» **GIVEN PROBLEM**
Select and reproduce each line of the listing below that bears the string "with".

» **SUPPLIED RECORDS**
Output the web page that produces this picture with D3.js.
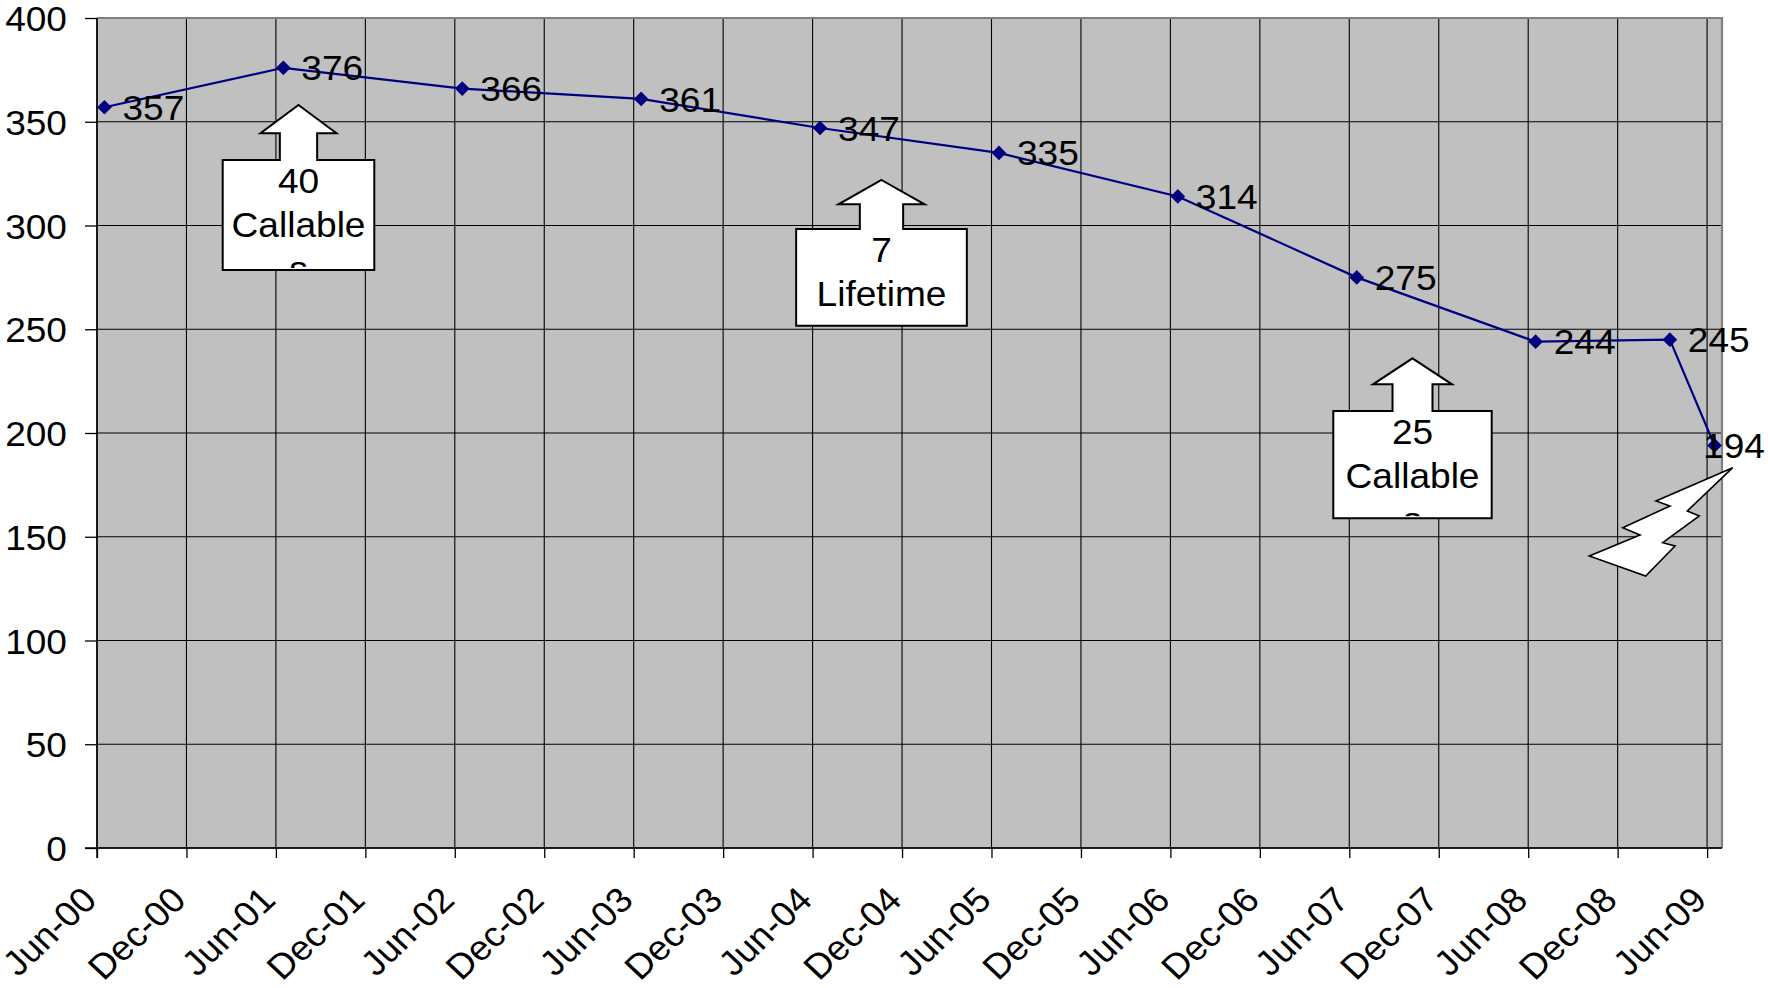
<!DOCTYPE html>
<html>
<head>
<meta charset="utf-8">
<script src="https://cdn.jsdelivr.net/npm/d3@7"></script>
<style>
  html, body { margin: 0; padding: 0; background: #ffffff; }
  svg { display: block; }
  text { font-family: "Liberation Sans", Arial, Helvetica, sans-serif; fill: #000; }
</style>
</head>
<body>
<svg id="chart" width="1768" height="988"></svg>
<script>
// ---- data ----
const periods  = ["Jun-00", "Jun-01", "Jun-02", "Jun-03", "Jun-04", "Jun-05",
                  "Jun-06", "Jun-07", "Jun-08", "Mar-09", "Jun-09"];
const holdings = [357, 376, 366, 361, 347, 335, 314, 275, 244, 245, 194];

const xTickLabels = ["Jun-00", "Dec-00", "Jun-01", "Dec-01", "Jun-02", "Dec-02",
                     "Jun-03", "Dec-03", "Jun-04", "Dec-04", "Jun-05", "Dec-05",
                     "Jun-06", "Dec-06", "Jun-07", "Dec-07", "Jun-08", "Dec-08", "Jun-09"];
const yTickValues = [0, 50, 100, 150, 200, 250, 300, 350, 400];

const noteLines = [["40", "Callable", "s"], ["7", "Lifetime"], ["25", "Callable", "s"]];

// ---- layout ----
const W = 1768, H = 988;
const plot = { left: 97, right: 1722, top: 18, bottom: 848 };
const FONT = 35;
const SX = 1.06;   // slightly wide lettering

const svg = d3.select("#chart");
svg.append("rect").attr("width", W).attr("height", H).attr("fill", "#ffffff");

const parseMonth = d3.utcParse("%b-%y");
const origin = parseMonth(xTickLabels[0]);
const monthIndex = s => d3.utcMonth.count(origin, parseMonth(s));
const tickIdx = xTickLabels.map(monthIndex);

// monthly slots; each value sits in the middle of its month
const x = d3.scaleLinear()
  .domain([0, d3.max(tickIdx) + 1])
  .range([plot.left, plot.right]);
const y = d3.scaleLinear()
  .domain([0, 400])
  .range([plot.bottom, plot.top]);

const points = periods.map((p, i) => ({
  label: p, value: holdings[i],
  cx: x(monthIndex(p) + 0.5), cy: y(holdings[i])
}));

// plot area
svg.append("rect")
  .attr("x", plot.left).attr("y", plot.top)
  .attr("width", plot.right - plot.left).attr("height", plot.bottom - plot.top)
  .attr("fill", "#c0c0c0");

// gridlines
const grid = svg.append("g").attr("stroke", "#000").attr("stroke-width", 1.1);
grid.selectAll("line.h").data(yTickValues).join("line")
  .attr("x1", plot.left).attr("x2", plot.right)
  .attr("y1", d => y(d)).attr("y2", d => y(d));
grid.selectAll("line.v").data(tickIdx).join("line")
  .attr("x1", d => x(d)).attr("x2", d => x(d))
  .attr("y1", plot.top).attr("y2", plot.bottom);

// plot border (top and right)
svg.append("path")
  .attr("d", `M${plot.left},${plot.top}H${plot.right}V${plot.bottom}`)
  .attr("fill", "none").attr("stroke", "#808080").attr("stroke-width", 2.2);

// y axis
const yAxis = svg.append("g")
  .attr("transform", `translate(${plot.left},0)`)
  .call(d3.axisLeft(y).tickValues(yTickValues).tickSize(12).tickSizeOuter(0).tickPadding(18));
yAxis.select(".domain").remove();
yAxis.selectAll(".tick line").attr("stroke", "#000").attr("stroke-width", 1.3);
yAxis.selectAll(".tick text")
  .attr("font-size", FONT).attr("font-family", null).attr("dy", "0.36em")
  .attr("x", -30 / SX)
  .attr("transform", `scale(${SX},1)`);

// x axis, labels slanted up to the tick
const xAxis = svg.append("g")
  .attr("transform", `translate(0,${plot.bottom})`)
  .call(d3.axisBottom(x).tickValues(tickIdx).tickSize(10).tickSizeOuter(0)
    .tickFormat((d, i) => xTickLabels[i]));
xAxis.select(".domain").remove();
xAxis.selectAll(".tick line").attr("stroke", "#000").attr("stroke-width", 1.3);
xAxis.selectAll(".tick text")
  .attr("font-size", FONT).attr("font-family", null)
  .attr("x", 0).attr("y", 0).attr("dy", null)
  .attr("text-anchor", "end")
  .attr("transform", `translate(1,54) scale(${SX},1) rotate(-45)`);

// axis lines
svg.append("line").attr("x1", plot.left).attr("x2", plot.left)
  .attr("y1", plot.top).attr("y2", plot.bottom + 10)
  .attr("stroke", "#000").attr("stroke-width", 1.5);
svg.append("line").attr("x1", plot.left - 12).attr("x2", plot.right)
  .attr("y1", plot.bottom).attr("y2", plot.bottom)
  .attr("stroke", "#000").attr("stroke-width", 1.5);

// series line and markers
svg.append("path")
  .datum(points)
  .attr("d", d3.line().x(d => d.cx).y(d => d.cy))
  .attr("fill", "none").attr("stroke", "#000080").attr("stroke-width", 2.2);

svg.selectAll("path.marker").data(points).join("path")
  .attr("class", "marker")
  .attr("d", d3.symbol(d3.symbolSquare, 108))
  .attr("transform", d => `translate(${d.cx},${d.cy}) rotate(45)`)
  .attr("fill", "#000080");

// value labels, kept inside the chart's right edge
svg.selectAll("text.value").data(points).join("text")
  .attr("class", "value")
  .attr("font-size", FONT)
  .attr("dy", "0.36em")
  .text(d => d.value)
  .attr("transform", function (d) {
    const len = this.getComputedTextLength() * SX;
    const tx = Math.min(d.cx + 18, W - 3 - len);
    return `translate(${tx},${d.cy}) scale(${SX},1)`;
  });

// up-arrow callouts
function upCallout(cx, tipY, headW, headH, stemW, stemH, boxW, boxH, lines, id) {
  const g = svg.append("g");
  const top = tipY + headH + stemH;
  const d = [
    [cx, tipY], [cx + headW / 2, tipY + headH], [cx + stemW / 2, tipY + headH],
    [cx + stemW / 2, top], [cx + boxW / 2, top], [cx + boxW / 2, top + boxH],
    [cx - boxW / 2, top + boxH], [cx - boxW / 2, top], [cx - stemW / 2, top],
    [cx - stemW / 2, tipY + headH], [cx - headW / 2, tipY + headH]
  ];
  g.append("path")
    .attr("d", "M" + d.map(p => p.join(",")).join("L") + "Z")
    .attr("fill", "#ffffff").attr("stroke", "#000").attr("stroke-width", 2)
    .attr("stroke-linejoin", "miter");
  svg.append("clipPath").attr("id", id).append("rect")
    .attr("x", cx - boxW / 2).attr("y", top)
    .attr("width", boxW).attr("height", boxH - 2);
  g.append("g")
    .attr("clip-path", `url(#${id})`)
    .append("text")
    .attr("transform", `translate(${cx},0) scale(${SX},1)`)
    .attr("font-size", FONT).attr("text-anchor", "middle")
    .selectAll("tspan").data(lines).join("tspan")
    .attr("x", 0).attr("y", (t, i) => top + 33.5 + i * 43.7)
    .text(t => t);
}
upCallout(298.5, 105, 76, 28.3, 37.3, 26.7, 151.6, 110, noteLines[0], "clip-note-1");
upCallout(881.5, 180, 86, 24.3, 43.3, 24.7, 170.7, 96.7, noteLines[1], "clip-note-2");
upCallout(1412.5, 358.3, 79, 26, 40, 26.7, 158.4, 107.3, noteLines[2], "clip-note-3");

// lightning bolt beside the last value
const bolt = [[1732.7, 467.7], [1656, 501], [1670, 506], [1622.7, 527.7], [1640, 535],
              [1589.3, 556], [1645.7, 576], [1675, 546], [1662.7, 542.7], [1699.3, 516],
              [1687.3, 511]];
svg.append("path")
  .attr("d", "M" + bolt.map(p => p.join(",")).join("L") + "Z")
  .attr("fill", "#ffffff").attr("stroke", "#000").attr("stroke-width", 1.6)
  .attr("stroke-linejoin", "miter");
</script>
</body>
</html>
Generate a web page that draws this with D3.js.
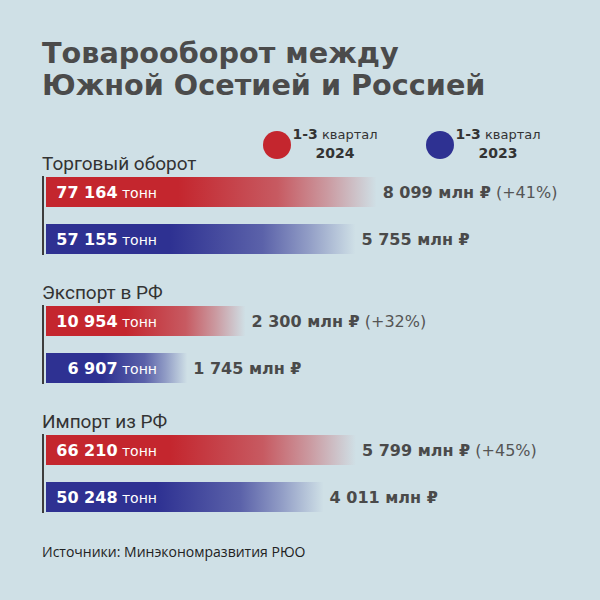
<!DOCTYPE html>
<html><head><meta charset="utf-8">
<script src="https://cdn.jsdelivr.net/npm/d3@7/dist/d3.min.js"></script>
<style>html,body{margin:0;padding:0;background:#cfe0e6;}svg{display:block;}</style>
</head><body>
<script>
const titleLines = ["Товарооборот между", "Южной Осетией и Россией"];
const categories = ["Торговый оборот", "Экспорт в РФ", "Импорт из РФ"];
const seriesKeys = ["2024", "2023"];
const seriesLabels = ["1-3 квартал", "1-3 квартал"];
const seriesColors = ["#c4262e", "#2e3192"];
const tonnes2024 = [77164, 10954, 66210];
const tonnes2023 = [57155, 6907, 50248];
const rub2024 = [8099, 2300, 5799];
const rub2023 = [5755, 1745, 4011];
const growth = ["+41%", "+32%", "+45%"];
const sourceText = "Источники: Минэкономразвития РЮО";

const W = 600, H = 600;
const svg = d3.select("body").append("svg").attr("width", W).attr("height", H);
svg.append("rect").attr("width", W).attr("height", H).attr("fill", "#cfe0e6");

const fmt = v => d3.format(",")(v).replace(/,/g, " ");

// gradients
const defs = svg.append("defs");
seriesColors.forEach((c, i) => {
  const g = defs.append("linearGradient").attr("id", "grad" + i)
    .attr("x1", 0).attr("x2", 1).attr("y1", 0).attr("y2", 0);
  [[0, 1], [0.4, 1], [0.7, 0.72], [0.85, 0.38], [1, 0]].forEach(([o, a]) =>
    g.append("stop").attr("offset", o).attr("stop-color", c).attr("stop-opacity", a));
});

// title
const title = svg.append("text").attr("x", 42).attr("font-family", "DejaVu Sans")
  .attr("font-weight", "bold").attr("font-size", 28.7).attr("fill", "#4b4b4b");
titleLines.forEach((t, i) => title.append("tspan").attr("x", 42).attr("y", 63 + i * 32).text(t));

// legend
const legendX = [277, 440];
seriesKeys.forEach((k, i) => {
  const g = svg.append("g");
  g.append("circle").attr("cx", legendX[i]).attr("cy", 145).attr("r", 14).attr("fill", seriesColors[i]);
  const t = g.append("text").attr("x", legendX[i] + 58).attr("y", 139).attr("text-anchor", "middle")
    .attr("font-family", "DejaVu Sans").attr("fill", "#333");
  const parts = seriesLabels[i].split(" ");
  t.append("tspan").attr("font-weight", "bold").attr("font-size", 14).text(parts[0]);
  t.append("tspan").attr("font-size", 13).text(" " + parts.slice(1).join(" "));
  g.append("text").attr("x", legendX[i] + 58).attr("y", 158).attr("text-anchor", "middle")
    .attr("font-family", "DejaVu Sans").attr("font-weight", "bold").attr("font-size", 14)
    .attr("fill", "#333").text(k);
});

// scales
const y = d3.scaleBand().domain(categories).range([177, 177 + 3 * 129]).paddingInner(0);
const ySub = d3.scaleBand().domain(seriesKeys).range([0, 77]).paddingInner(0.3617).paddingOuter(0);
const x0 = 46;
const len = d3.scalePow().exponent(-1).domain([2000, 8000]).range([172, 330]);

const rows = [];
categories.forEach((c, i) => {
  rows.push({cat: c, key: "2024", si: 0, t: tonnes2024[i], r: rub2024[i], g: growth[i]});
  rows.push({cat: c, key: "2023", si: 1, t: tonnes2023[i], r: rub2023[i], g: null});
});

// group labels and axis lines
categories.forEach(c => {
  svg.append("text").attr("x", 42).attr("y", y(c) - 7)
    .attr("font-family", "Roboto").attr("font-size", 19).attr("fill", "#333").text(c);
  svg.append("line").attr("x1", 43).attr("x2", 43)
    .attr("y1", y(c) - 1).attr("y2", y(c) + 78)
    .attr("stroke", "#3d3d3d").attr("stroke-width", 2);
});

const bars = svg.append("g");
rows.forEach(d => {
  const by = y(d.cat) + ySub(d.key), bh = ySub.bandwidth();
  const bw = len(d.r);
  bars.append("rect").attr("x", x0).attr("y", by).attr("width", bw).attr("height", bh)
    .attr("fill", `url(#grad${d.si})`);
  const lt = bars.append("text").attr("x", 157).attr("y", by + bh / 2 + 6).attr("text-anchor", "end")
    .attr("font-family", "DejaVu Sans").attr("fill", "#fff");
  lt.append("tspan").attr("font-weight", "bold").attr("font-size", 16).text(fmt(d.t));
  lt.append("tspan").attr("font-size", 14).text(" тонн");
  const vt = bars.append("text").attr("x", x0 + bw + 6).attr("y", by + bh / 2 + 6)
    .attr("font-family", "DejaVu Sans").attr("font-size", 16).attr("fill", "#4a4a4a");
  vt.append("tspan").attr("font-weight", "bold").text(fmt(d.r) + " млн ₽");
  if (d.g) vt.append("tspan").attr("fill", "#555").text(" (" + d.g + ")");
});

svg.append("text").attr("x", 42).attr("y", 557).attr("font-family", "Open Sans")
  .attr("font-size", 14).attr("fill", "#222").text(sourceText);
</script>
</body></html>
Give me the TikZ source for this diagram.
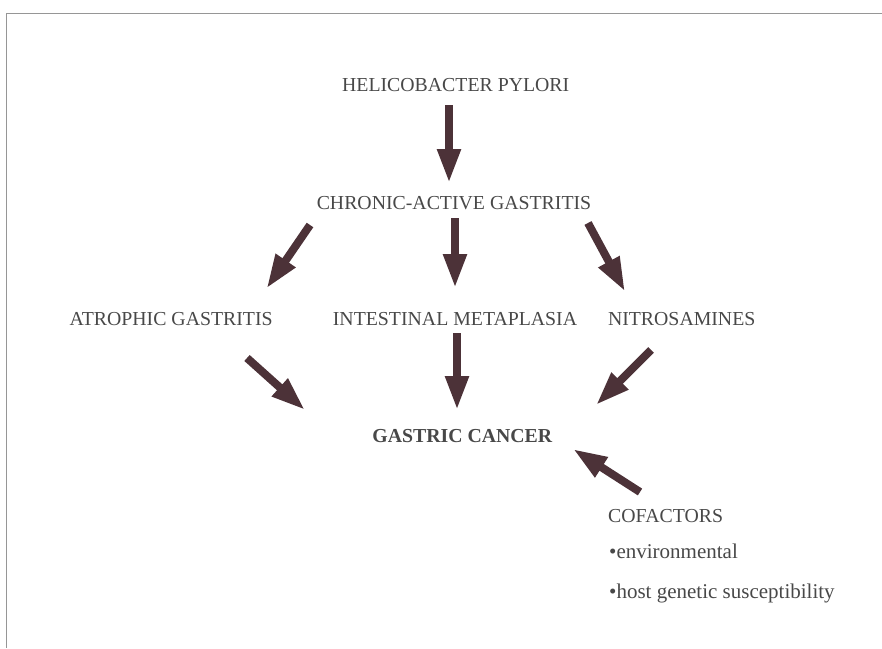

» **SOLVED PROBLEM**
Output the web page that produces this picture with D3.js.
Generate a web page that draws this with D3.js.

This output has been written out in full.